DO THIS:
Reproduce the listing below in full and without alteration, apart from its pictures.

SOURCE MATERIAL:
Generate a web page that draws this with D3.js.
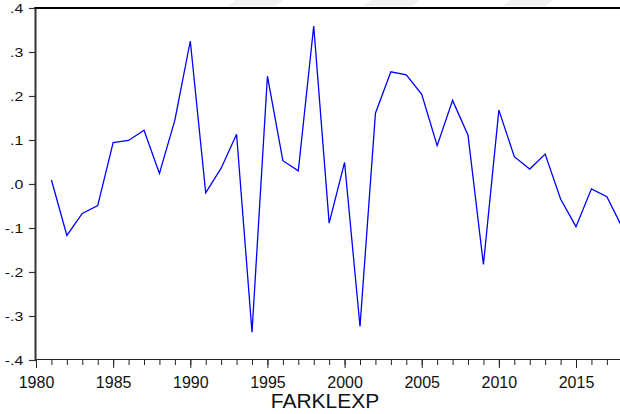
<!DOCTYPE html>
<html>
<head>
<meta charset="utf-8">
<script src="https://cdn.jsdelivr.net/npm/d3@7"></script>
<style>
  html, body { margin: 0; padding: 0; background: #fff; }
  svg { display: block; }
</style>
</head>
<body>
<svg id="chart" width="620" height="414"></svg>
<script>
// ---- data ----
const years = [1981,1982,1983,1984,1985,1986,1987,1988,1989,1990,
               1991,1992,1993,1994,1995,1996,1997,1998,1999,2000,
               2001,2002,2003,2004,2005,2006,2007,2008,2009,2010,
               2011,2012,2013,2014,2015,2016,2017,2018];
const farklexp = [0.009,-0.117,-0.067,-0.049,0.094,0.099,0.122,0.024,0.145,0.325,
                  -0.020,0.036,0.113,-0.337,0.245,0.053,0.030,0.359,-0.089,0.049,
                  -0.324,0.161,0.255,0.248,0.204,0.087,0.190,0.111,-0.183,0.168,
                  0.062,0.034,0.068,-0.034,-0.097,-0.011,-0.029,-0.099];
const yTicks = [0.4,0.3,0.2,0.1,0.0,-0.1,-0.2,-0.3,-0.4];
const yTickLabels = [".4",".3",".2",".1",".0","-.1","-.2","-.3","-.4"];
const xMajorTicks = [1980,1985,1990,1995,2000,2005,2010,2015];
const xMinorTicks = d3.range(1980, 2019);
const seriesName = "FARKLEXP";

// ---- layout ----
const svg = d3.select("#chart");
const mLeft = 36, mTop = 8, mBottom = 360, mRight = 622.3;
const x = d3.scaleLinear().domain([1980, 2018]).range([mLeft, mRight]);
const y = d3.scaleLinear().domain([-0.4, 0.4]).range([mBottom, mTop]);
const font = "Arial, 'Liberation Sans', sans-serif";

// faint gray smudges at the top (artifacts in the reference)
const smudges = [[228,283],[363,420],[503,553]];
svg.append("g").selectAll("path").data(smudges).join("path")
  .attr("d", d => `M${d[0]+8},0 L${d[1]},0 L${d[1]-8},6 L${d[0]},6 Z`)
  .attr("fill", "#f1f1f1");

// x axis minor ticks
const xMinor = svg.append("g").attr("transform", `translate(0,${mBottom})`)
  .call(d3.axisBottom(x).tickValues(xMinorTicks).tickSize(5).tickFormat(""));
xMinor.select(".domain").remove();
xMinor.selectAll(".tick line").attr("stroke", "#222").attr("stroke-width", 1);

// x axis major ticks + labels
const xMajor = svg.append("g").attr("transform", `translate(0,${mBottom})`)
  .call(d3.axisBottom(x).tickValues(xMajorTicks).tickSize(8).tickFormat(d3.format("d")));
xMajor.select(".domain").remove();
xMajor.selectAll(".tick line").attr("stroke", "#222").attr("stroke-width", 1);
xMajor.selectAll(".tick text")
  .attr("y", 27.7).attr("dy", 0)
  .attr("font-family", font).attr("font-size", 16).attr("fill", "#111");

// bottom axis line
svg.append("line").attr("x1", mLeft).attr("x2", 620)
  .attr("y1", mBottom - 0.5).attr("y2", mBottom - 0.5)
  .attr("stroke", "#222").attr("stroke-width", 1.2);

// y axis
const yAx = svg.append("g").attr("transform", `translate(${mLeft},0)`)
  .call(d3.axisLeft(y).tickValues(yTicks).tickSize(7)
        .tickFormat((d, i) => yTickLabels[i]));
yAx.select(".domain").remove();
yAx.selectAll(".tick line").attr("stroke", "#333").attr("stroke-width", 1.2);
yAx.selectAll(".tick text")
  .attr("x", 0).attr("dy", "0.35em")
  .attr("transform", "translate(-12.7,0) scale(1.22,1)")
  .attr("font-family", font).attr("font-size", 13).attr("fill", "#111")
  .attr("text-anchor", "end");

// left axis line and top border
svg.append("line").attr("x1", mLeft - 0.5).attr("x2", mLeft - 0.5)
  .attr("y1", mTop - 1).attr("y2", mBottom)
  .attr("stroke", "#333").attr("stroke-width", 2);
svg.append("line").attr("x1", mLeft - 1.5).attr("x2", 620)
  .attr("y1", mTop).attr("y2", mTop)
  .attr("stroke", "#000").attr("stroke-width", 2);

// series line
const line = d3.line().x((d, i) => x(years[i])).y(d => y(d));
svg.append("path").datum(farklexp)
  .attr("d", line)
  .attr("fill", "none").attr("stroke", "#0000ff")
  .attr("stroke-width", 1.3).attr("stroke-linejoin", "miter");

// x axis title
svg.append("text").attr("x", 325).attr("y", 408)
  .attr("text-anchor", "middle")
  .attr("font-family", font).attr("font-size", 21).attr("fill", "#111")
  .text(seriesName);
</script>
</body>
</html>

CORRECT RESPONSE:
Generate a web page that draws this with D3.js.
<!DOCTYPE html>
<html>
<head>
<meta charset="utf-8">
<script src="https://cdn.jsdelivr.net/npm/d3@7"></script>
<style>
  html, body { margin: 0; padding: 0; background: #fff; }
  svg { display: block; }
</style>
</head>
<body>
<svg id="chart" width="620" height="414"></svg>
<script>
// ---- data ----
const years = [1981,1982,1983,1984,1985,1986,1987,1988,1989,1990,
               1991,1992,1993,1994,1995,1996,1997,1998,1999,2000,
               2001,2002,2003,2004,2005,2006,2007,2008,2009,2010,
               2011,2012,2013,2014,2015,2016,2017,2018];
const farklexp = [0.009,-0.117,-0.067,-0.049,0.094,0.099,0.122,0.024,0.145,0.325,
                  -0.020,0.036,0.113,-0.337,0.245,0.053,0.030,0.359,-0.089,0.049,
                  -0.324,0.161,0.255,0.248,0.204,0.087,0.190,0.111,-0.183,0.168,
                  0.062,0.034,0.068,-0.034,-0.097,-0.011,-0.029,-0.099];
const yTicks = [0.4,0.3,0.2,0.1,0.0,-0.1,-0.2,-0.3,-0.4];
const yTickLabels = [".4",".3",".2",".1",".0","-.1","-.2","-.3","-.4"];
const xMajorTicks = [1980,1985,1990,1995,2000,2005,2010,2015];
const xMinorTicks = d3.range(1980, 2019);
const seriesName = "FARKLEXP";

// ---- layout ----
const svg = d3.select("#chart");
const mLeft = 36, mTop = 8, mBottom = 360, mRight = 622.3;
const x = d3.scaleLinear().domain([1980, 2018]).range([mLeft, mRight]);
const y = d3.scaleLinear().domain([-0.4, 0.4]).range([mBottom, mTop]);
const font = "Arial, 'Liberation Sans', sans-serif";

// faint gray smudges at the top (artifacts in the reference)
const smudges = [[228,283],[363,420],[503,553]];
svg.append("g").selectAll("path").data(smudges).join("path")
  .attr("d", d => `M${d[0]+8},0 L${d[1]},0 L${d[1]-8},6 L${d[0]},6 Z`)
  .attr("fill", "#f1f1f1");

// x axis minor ticks
const xMinor = svg.append("g").attr("transform", `translate(0,${mBottom})`)
  .call(d3.axisBottom(x).tickValues(xMinorTicks).tickSize(5).tickFormat(""));
xMinor.select(".domain").remove();
xMinor.selectAll(".tick line").attr("stroke", "#222").attr("stroke-width", 1);

// x axis major ticks + labels
const xMajor = svg.append("g").attr("transform", `translate(0,${mBottom})`)
  .call(d3.axisBottom(x).tickValues(xMajorTicks).tickSize(8).tickFormat(d3.format("d")));
xMajor.select(".domain").remove();
xMajor.selectAll(".tick line").attr("stroke", "#222").attr("stroke-width", 1);
xMajor.selectAll(".tick text")
  .attr("y", 27.7).attr("dy", 0)
  .attr("font-family", font).attr("font-size", 16).attr("fill", "#111");

// bottom axis line
svg.append("line").attr("x1", mLeft).attr("x2", 620)
  .attr("y1", mBottom - 0.5).attr("y2", mBottom - 0.5)
  .attr("stroke", "#222").attr("stroke-width", 1.2);

// y axis
const yAx = svg.append("g").attr("transform", `translate(${mLeft},0)`)
  .call(d3.axisLeft(y).tickValues(yTicks).tickSize(7)
        .tickFormat((d, i) => yTickLabels[i]));
yAx.select(".domain").remove();
yAx.selectAll(".tick line").attr("stroke", "#333").attr("stroke-width", 1.2);
yAx.selectAll(".tick text")
  .attr("x", 0).attr("dy", "0.35em")
  .attr("transform", "translate(-12.7,0) scale(1.22,1)")
  .attr("font-family", font).attr("font-size", 13).attr("fill", "#111")
  .attr("text-anchor", "end");

// left axis line and top border
svg.append("line").attr("x1", mLeft - 0.5).attr("x2", mLeft - 0.5)
  .attr("y1", mTop - 1).attr("y2", mBottom)
  .attr("stroke", "#333").attr("stroke-width", 2);
svg.append("line").attr("x1", mLeft - 1.5).attr("x2", 620)
  .attr("y1", mTop).attr("y2", mTop)
  .attr("stroke", "#000").attr("stroke-width", 2);

// series line
const line = d3.line().x((d, i) => x(years[i])).y(d => y(d));
svg.append("path").datum(farklexp)
  .attr("d", line)
  .attr("fill", "none").attr("stroke", "#0000ff")
  .attr("stroke-width", 1.3).attr("stroke-linejoin", "miter");

// x axis title
svg.append("text").attr("x", 325).attr("y", 408)
  .attr("text-anchor", "middle")
  .attr("font-family", font).attr("font-size", 21).attr("fill", "#111")
  .text(seriesName);
</script>
</body>
</html>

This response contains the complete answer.